The core idea of TMs is comparing segments to be translated with segments of previous translations. As most of the existing implementations hardly use any NLP for this purpose, we expected to receive a number of submissions attempting to enhance the existing matching and retrieval methods with methods from language processing. Interestingly enough, the topic addressed by most of the papers submitted is that of cleaning of TMs and reflects the need of resources in the translation process. These papers are a direct result of the the 1st Automatic Translation Memories Cleaning Shared TaskFootnote 3 which was organised in conjunction with the 2nd Workshop on Natural Language Processing for Translation Memories (NLP4TM 2016). The first part of the special issue presented an overview of the shared task and lessons learnt (Barbu et al. 2016) together with one of the participating systems (Wolff 2016) which combined existing NLP components to assess the quality of TMs.

The first paper in this issue, Automatic translation memory cleaning by Negri at al., proposes supervised and unsupervised machine-learning approaches for cleaning of TMs. The supervised method obtains very good results on the data set released by the 1st Automatic Translation Memories Cleaning Shared Task, whilst evaluation of the unsupervised method shows its feasibility in cases where there is no training data available.

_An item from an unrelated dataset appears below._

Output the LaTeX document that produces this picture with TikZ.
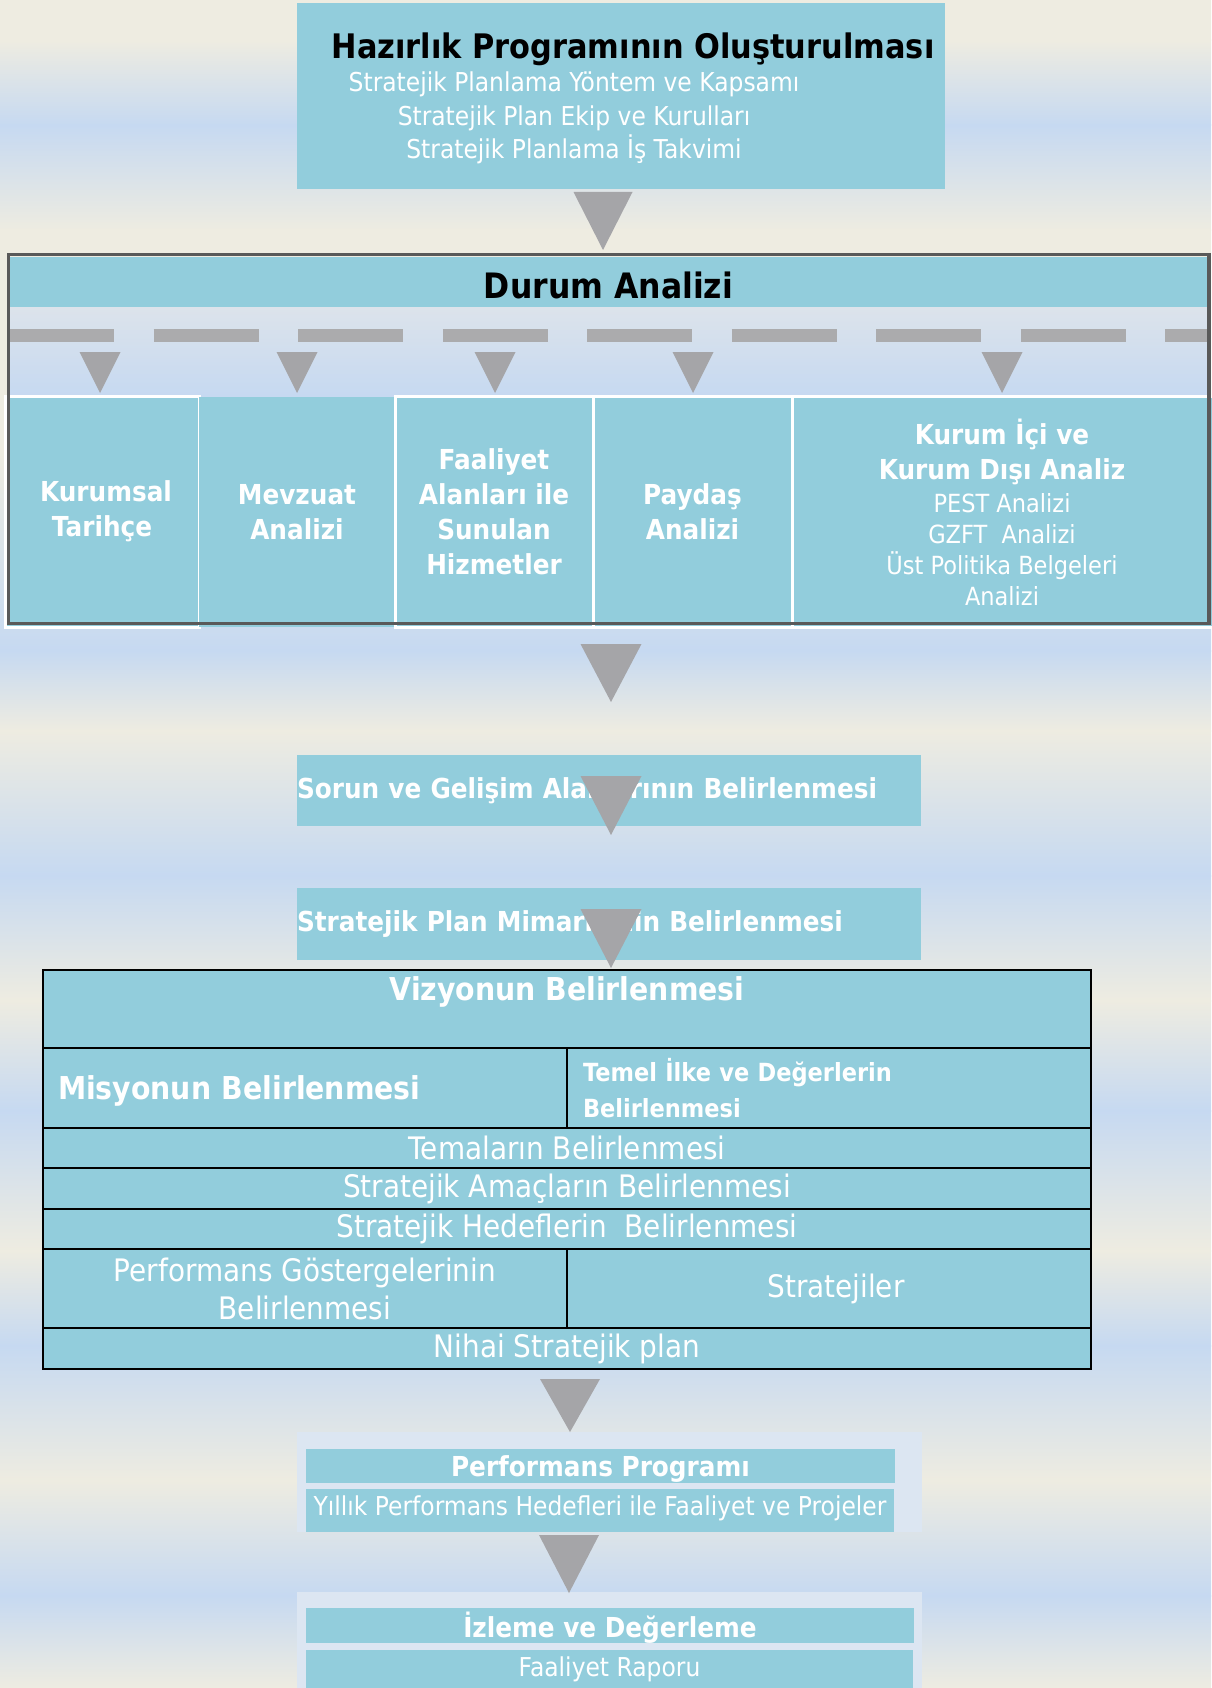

The paper Improving retrieval performance of translation memories using morphosyntactic analyses and generalized suffix arrays by Weitz addresses the problem of improving the retrieval from TMs by analysing the (morpho)syntactic structure of segments and identifying the longest common substring between two segments by means of generalised suffix arrays. Evaluation on German–English datasets reveals an increase in the precision of the retrieval, but a small reduction in recall. However, this reduction can always be addressed by requesting more segments from the database. The proposed method is very fast which means it can be used in real translation scenarios without any negative impact on the productivity of translators.

The final paper, A system for terminology extraction and translation equivalent detection in real time: Efficient use of statistical machine translation phrase tables by Oliver, presents a system for automatic terminology extraction and automatic detection of the equivalent terms in target language. The method relies on the output of Moses, a well-known statistical machine translation tool, and was evaluated using OmegaT, an open-source translation memory tool.

This double special issue would not have been possible without the help of the members of the guest editorial board. During the reviewing process they provided very valuable feedback to authors and helped us to select the most appropriate papers for the issue. The board members listed in alphabetical order are: Wilker Aziz, Bogdan Babych, Eduard Barbu, Maud Ehrmann, Kevin Flanagan, Mikel Forcada, Gabriela Gonzalez, Meritxell Gonzalez, Rohit Gupta, Maxim Khalilov, László Laki, Qun Liu, Yanjun Ma, Matteo Negri, Carla Parra Escartín, Michael Paul, Uwe Reinke, Germán Sanchis-Trilles, Christophe Servan, Liling Tan, Marco Turchi, Mihaela Vela, Friedel Wolff, Marcos Zampieri and Jian Zhang.

Last but not least, we would like to warmly thank all the authors who submitted papers to our special issue. Without them this special issue would have not been possible.